When Slayer sang about Auschwitz in the 80s, it was with a wry smirk, and an obvious intention to shock. In contrast, "He Hit Me (It Felt Like a Kiss)" is fascinatingly devoid of any discernible irony whatsoever. It is so unsettling a song that I can hardly believe it actually exists. The pounding, hypnotic rhythm and weird, chanting backup vocals build with the lush orchestration to produce a bleakly dark, almost nightmarish effect. In case you were wondering, Phil Spector is the producer on this; perhaps in retrospect, it's not surprising he was drawn to the song, given his own sordid history.

Lest we think "oh those were different times in the 60s," it's important to note that the single was pulled soon after its release due to public objection. I would imagine it's quite hard these days to find an original 45 of this song, but thanks to the Internet it is immortal.

All that aside, this post is supposed to be about "The Loco-Motion," so—


Thursday, August 2, 2012

Breaking Up Is Hard to Do

August 1962

Neil Sedaka is one of those names I've heard a lot, but I never really had a clear idea of who he was, and I think I've been confusing him with Neil Diamond. But of course I know this song—I just never could put a face to it.

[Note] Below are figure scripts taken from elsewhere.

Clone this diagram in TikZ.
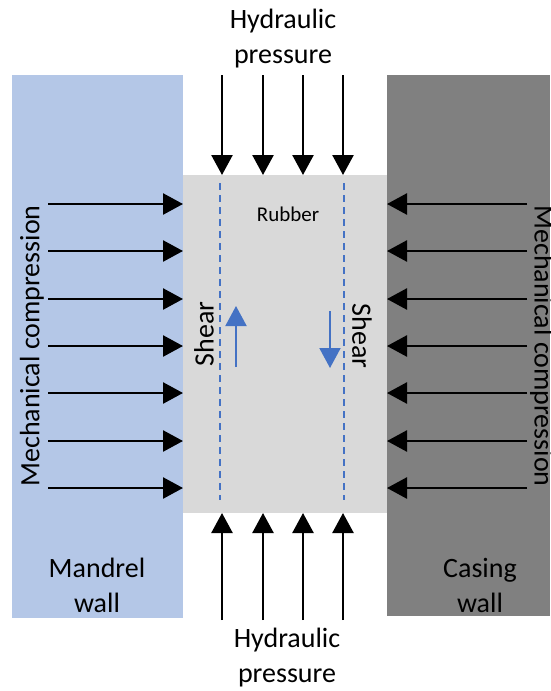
\documentclass[tikz,border=0pt]{standalone}
\usepackage{fontspec}
\setmainfont{Carlito}
\usepackage{tikz}
\usetikzlibrary{arrows.meta}
\definecolor{mandrelblue}{HTML}{B4C7E7}
\definecolor{casinggray}{HTML}{808080}
\definecolor{rubbergray}{HTML}{D9D9D9}
\definecolor{shearblue}{HTML}{4472C4}
\tikzset{
	block/.style={inner sep=0pt, outer sep=0pt, draw=none},
	lbl/.style={font=\fontsize{28}{35}\selectfont, align=center, inner sep=0pt},
	push/.style={line width=2.5pt, -{Triangle[width=21pt,length=20pt]}},
	shear/.style={line width=2pt, shearblue, -{Triangle[width=21pt,length=20pt]}},
	slip/.style={line width=2pt, shearblue, dash pattern=on 7pt off 5pt}
}

\begin{document}
\begin{tikzpicture}[x=1pt,y=-1pt]
	\useasboundingbox (0,0) rectangle (550,691);
	% walls and rubber
	\node[block, fill=mandrelblue, minimum width=171pt, minimum height=543pt] (mandrel) at (97.5,346.5) {};
	\node[block, fill=casinggray, minimum width=163pt, minimum height=541pt] (casing) at (468.5,345.5) {};
	\node[block, fill=rubbergray, minimum width=204pt, minimum height=338pt] (rubber) at (285,344) {};
	\node[lbl, font=\fontsize{21}{25}\selectfont] (rub) at (288,214) {Rubber};
	\node[lbl] (mw) at (97,585) {Mandrel\\wall};
	\node[lbl] (cw) at (480,585) {Casing\\wall};
	\node[lbl] (hptop) at (283,39) {Hydraulic\\pressure};
	\node[lbl] (hpbot) at (287,658) {Hydraulic\\pressure};
	\node[lbl, rotate=90] (mcl) at (32,346) {Mechanical compression};
	\node[lbl, rotate=-90] (mcr) at (542,346) {Mechanical compression};
	\node[lbl, rotate=90] (shl) at (204,334) {Shear};
	\node[lbl, rotate=-90] (shr) at (362,336) {Shear};
		% hydraulic pressure, top and bottom
		\coordinate (t1) at (222,75);
		\coordinate (t2) at (263,75);
		\coordinate (t3) at (303,75);
		\coordinate (t4) at (343,75);
		\coordinate (b1) at (222,620);
		\coordinate (b2) at (263,620);
		\coordinate (b3) at (303,620);
		\coordinate (b4) at (343,620);
		\draw[push] (t1) to (t1 |- rubber.north);
		\draw[push] (t2) to (t2 |- rubber.north);
		\draw[push] (t3) to (t3 |- rubber.north);
		\draw[push] (t4) to (t4 |- rubber.north);
		\draw[push] (b1) to (b1 |- rubber.south);
		\draw[push] (b2) to (b2 |- rubber.south);
		\draw[push] (b3) to (b3 |- rubber.south);
		\draw[push] (b4) to (b4 |- rubber.south);
			% mechanical compression, left and right
			\coordinate (l1) at (48,204);
			\coordinate (l2) at (48,251);
			\coordinate (l3) at (48,299);
			\coordinate (l4) at (48,346);
			\coordinate (l5) at (48,393);
			\coordinate (l6) at (48,441);
			\coordinate (l7) at (48,488);
			\coordinate (r1) at (527,204);
			\coordinate (r2) at (527,251);
			\coordinate (r3) at (527,299);
			\coordinate (r4) at (527,346);
			\coordinate (r5) at (527,393);
			\coordinate (r6) at (527,441);
			\coordinate (r7) at (527,488);
			\draw[push] (l1) to (l1 -| rubber.west);
			\draw[push] (l2) to (l2 -| rubber.west);
			\draw[push] (l3) to (l3 -| rubber.west);
			\draw[push] (l4) to (l4 -| rubber.west);
			\draw[push] (l5) to (l5 -| rubber.west);
			\draw[push] (l6) to (l6 -| rubber.west);
			\draw[push] (l7) to (l7 -| rubber.west);
			\draw[push] (r1) to (r1 -| casing.west);
			\draw[push] (r2) to (r2 -| casing.west);
			\draw[push] (r3) to (r3 -| casing.west);
			\draw[push] (r4) to (r4 -| casing.west);
			\draw[push] (r5) to (r5 -| casing.west);
			\draw[push] (r6) to (r6 -| casing.west);
			\draw[push] (r7) to (r7 -| casing.west);
	% shear planes
	\coordinate (sl1) at (220,183);
	\coordinate (sl2) at (220,500);
	\coordinate (sr1) at (344,183);
	\coordinate (sr2) at (344,500);
	\draw[slip] (sl1) to (sl2);
	\draw[slip] (sr1) to (sr2);
	\coordinate (up1) at (236,367);
	\coordinate (up2) at (236,306);
	\coordinate (dn1) at (330,311);
	\coordinate (dn2) at (330,368);
	\draw[shear] (up1) to (up2);
	\draw[shear] (dn1) to (dn2);
\end{tikzpicture}
\end{document}
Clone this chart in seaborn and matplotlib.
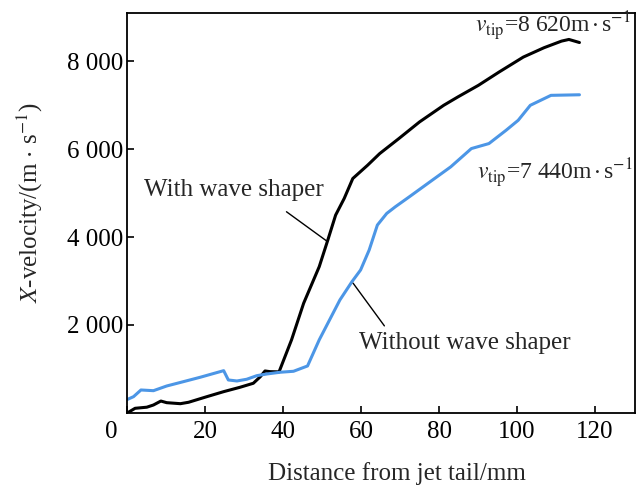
import numpy as np
import pandas as pd
import matplotlib
matplotlib.use('Agg')
import matplotlib.pyplot as plt
import matplotlib.transforms as mtransforms
import seaborn as sns

# jet X-velocity along the jet
dist_with = [0.2, 2.1, 5.1, 6.8, 8.7, 10.2, 13.7, 15.8, 20.5, 24.8, 29.0, 32.4, 34.2, 35.4, 36.7, 39.0,
             42.2, 45.3, 49.3, 51.5, 53.5, 55.7, 57.9, 61.7, 64.8, 69.7, 75.0, 81.2, 84.8, 90.1,
             95.4, 101.6, 106.9, 111.4, 113.3, 116.0]
vel_with = [0, 100, 125, 175, 265, 228, 205, 237, 365, 479, 579, 670, 820, 950, 934, 930,
            1659, 2492, 3326, 3932, 4500, 4879, 5333, 5636, 5901, 6242, 6621, 7000, 7189, 7455,
            7758, 8098, 8311, 8462, 8500, 8430]

dist_without = [0.2, 1.7, 3.6, 6.8, 10.2, 14.5, 18.8, 24.8, 26.0, 28.2, 30.7, 33.3, 35.9, 39.3,
                42.7, 46.3, 49.3, 54.6, 57.7, 59.9, 62.1, 64.2, 66.6, 68.8, 72.4, 77.7, 83.0,
                88.3, 92.8, 97.2, 100.3, 103.4, 108.7, 116.0]
vel_without = [305, 365, 517, 501, 608, 707, 807, 957, 745, 722, 761, 843, 882, 921,
               943, 1064, 1659, 2568, 2985, 3250, 3705, 4273, 4538, 4689, 4917, 5258, 5598,
               6015, 6129, 6432, 6659, 7000, 7227, 7240]

x_ticks = [0, 20, 40, 60, 80, 100, 120]
y_ticks = [2000, 4000, 6000, 8000]
y_tick_labels = ['2 000', '4 000', '6 000', '8 000']

black = '#000000'
blue = '#4C96E6'

df = pd.concat([
    pd.DataFrame({'dist': dist_with, 'vel': vel_with, 'case': 'with'}),
    pd.DataFrame({'dist': dist_without, 'vel': vel_without, 'case': 'without'}),
])

sns.set_style('ticks')
plt.rcParams['font.family'] = ['Liberation Serif', 'DejaVu Serif']
plt.rcParams['mathtext.fontset'] = 'stix'

fig = plt.figure(figsize=(6.41, 4.87), dpi=100)
ax = fig.add_axes([0.198, 0.1526, 0.793, 0.8214])

sns.lineplot(data=df, x='dist', y='vel', hue='case', palette={'with': black, 'without': blue},
             sort=False, estimator=None, linewidth=2.2, legend=False, ax=ax)

ax.set_xlim(0, 130.3)
ax.set_ylim(0, 9110)
ax.set_xticks(x_ticks)
ax.set_xticklabels([str(t) for t in x_ticks])
ax.set_yticks(y_ticks)
ax.set_yticklabels(y_tick_labels)
ax.tick_params(direction='in', length=5, width=1.2, labelsize=18, colors='black')
ax.tick_params(axis='x', pad=6)
ax.tick_params(axis='y', pad=3)
for s in ax.spines.values():
    s.set_visible(True)
    s.set_linewidth(1.3)
    s.set_color('black')

# origin label sits left of the frame corner
lbl0 = ax.get_xticklabels()[0]
lbl0.set_transform(lbl0.get_transform() + mtransforms.ScaledTranslation(-0.16, 0, fig.dpi_scale_trans))

ax.set_xlabel('Distance from jet tail/mm', fontsize=18)
ax.set_ylabel(r'$X$-velocity/(m $\cdot$ s$^{-1}$)', fontsize=18)
ax.xaxis.label.set_va('center')
ax.yaxis.label.set_va('center')
ax.xaxis.set_label_coords(0.532, -0.151)
ax.yaxis.set_label_coords(-0.19, 0.525)

ax.text(89.3, 8790, r'$v_{\mathrm{tip}}$=8 620m$\,{\cdot}\,$s$^{-1}$', fontsize=17, va='center', ha='left')
ax.text(89.8, 5460, r'$v_{\mathrm{tip}}$=7 440m$\,{\cdot}\,$s$^{-1}$', fontsize=17, va='center', ha='left')
ax.text(4.5, 5068, 'With wave shaper', fontsize=18, va='center', ha='left')
ax.text(59.5, 1583, 'Without wave shaper', fontsize=18, va='center', ha='left')

ax.plot([40.9, 51.1], [4576, 3917], color='black', linewidth=1.0)
ax.plot([58.0, 66.0], [2947, 1977], color='black', linewidth=1.0)

fig.savefig('out.png', dpi=100)
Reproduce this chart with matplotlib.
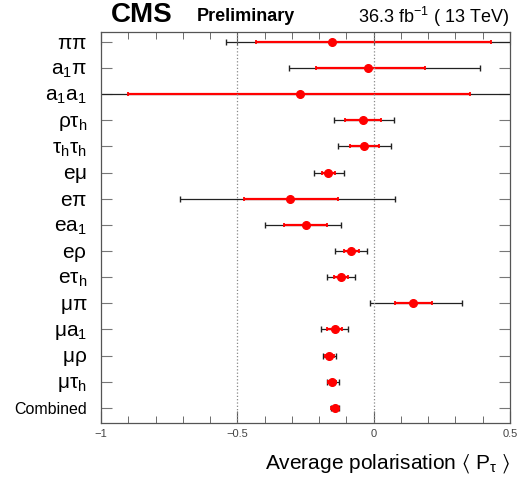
import numpy as np
import matplotlib
matplotlib.use('Agg')
import matplotlib.pyplot as plt
from matplotlib.ticker import MultipleLocator

plt.rcParams['font.family'] = ['Liberation Sans', 'DejaVu Sans']
plt.rcParams['mathtext.fontset'] = 'custom'
plt.rcParams['mathtext.rm'] = 'Liberation Sans'
plt.rcParams['mathtext.it'] = 'Liberation Sans'

# каналы и значения
channels = [r'$\mathregular{\pi\pi}$', r'$\mathregular{a_1\pi}$', r'$\mathregular{a_1a_1}$',
            r'$\mathregular{\rho\tau_h}$', r'$\mathregular{\tau_h\tau_h}$', r'$\mathregular{e\mu}$',
            r'$\mathregular{e\pi}$', r'$\mathregular{ea_1}$', r'$\mathregular{e\rho}$',
            r'$\mathregular{e\tau_h}$', r'$\mathregular{\mu\pi}$', r'$\mathregular{\mu a_1}$',
            r'$\mathregular{\mu\rho}$', r'$\mathregular{\mu\tau_h}$', 'Combined']
central = np.array([-0.153, -0.02, -0.27, -0.04, -0.037, -0.166, -0.307, -0.248,
                    -0.083, -0.12, 0.143, -0.143, -0.163, -0.153, -0.143])
stat_lo = np.array([-0.43, -0.21, -0.90, -0.106, -0.088, -0.19, -0.474, -0.327,
                    -0.11, -0.145, 0.079, -0.17, -0.178, -0.168, -0.155])
stat_hi = np.array([0.43, 0.19, 0.354, 0.028, 0.018, -0.14, -0.13, -0.172,
                    -0.055, -0.095, 0.213, -0.115, -0.147, -0.138, -0.131])
tot_lo = np.array([-0.54, -0.31, -1.1, -0.147, -0.13, -0.22, -0.71, -0.398,
                   -0.142, -0.17, -0.015, -0.194, -0.185, -0.17, -0.158])
tot_hi = np.array([0.6, 0.39, 0.6, 0.076, 0.063, -0.11, 0.08, -0.12,
                   -0.025, -0.07, 0.325, -0.095, -0.137, -0.127, -0.128])

y = np.arange(len(channels))

fig = plt.figure(figsize=(5.19, 4.84), dpi=100)
ax = fig.add_axes([0.1946, 0.126, 0.788, 0.808])

ax.errorbar(central, y, xerr=[central - tot_lo, tot_hi - central], fmt='none',
            ecolor='#222222', elinewidth=0.9, capsize=2, capthick=1.0)
ax.errorbar(central, y, xerr=[central - stat_lo, stat_hi - central], fmt='none',
            ecolor='#ff0000', elinewidth=1.6, capsize=1.5, capthick=1.3)
ax.plot(central, y, 'o', color='#ff0000', markersize=5.5, zorder=5)

ax.axvline(-0.5, color='#888888', linestyle=':', linewidth=0.9)
ax.axvline(0.0, color='#888888', linestyle=':', linewidth=0.9)

ax.set_xlim(-1, 0.5)
ax.set_ylim(len(channels) - 0.42, -0.38)
ax.set_yticks(y)
ax.set_yticklabels(channels)
for i, lab in enumerate(ax.get_yticklabels()):
    lab.set_fontsize(11.5 if i == len(channels) - 1 else 15)

ax.xaxis.set_major_locator(MultipleLocator(0.5))
ax.xaxis.set_minor_locator(MultipleLocator(0.1))
ax.set_xticks([-1, -0.5, 0, 0.5])
ax.set_xticklabels(['\u22121', '\u22120.5', '0', '0.5'])
ax.tick_params(axis='x', which='major', direction='in', length=9, top=True,
               labelsize=8, labelcolor='#444444', color='#555555', pad=4)
ax.tick_params(axis='x', which='minor', direction='in', length=5, top=True, color='#555555')
ax.tick_params(axis='y', which='major', direction='in', length=8, right=True,
               color='#777777', pad=10)
for s in ax.spines.values():
    s.set_color('#555555')
    s.set_linewidth(0.9)

ax.set_xlabel(r'Average polarisation $\mathregular{\langle\ P_\tau\ \rangle}$',
              fontsize=15, loc='right', labelpad=10)

fig.text(0.214, 0.968, 'CMS', fontsize=20, fontweight='bold', va='center')
fig.text(0.38, 0.966, 'Preliminary', fontsize=13, fontweight='bold', va='center')
fig.text(0.98, 0.966, r'36.3 fb$^{\mathregular{-1}}$ ( 13 TeV)', fontsize=13,
         ha='right', va='center')

plt.savefig('out.png', dpi=100)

I'm not gonna lie, as corny as it is, I think this is a great song. Sure, this topic has been done a million times—singer begs for S.O. not to leave him—but musically it's totally fresh and likable. The song's selling point is the recurring vocal riff, doubled on guitar throughout the song. It drives the song and gives it a sort of main idea, over which the details are lain. Another thing that strikes me here is the strong echo of the Everly Brothers in those vocal harmonies. And maybe, as a New Yorker myself, there's just something endearing about this Brooklyn Jew. His world is not too far from my own.

Although Howard Greenfield is listed as co-writer for this, and many other of Sedaka's hits, it is my impression that Greenfield was the lyricist, while the music was written by Sedaka; not an uncommon way to organize a songwriting team. They had a number of hits around this period, although I won't bother linking to them since they are, unfortunately, disappointing in comparison. The most notable thing about them is that they seem to be weirdly preoccupied with 16-year-old girls, which was pretty common in songs from around this time, but still a little uncomfortable, being that both songwriters were in their mid 20s.

Anyway, Neil Sedaka is going to disappear from this project until his comeback in the 70s, where he has a couple more entries. Also, in 1975 he released a different version of this very same song, which hit #8, but lost the things that made it good in the first place. I'll stick with the original.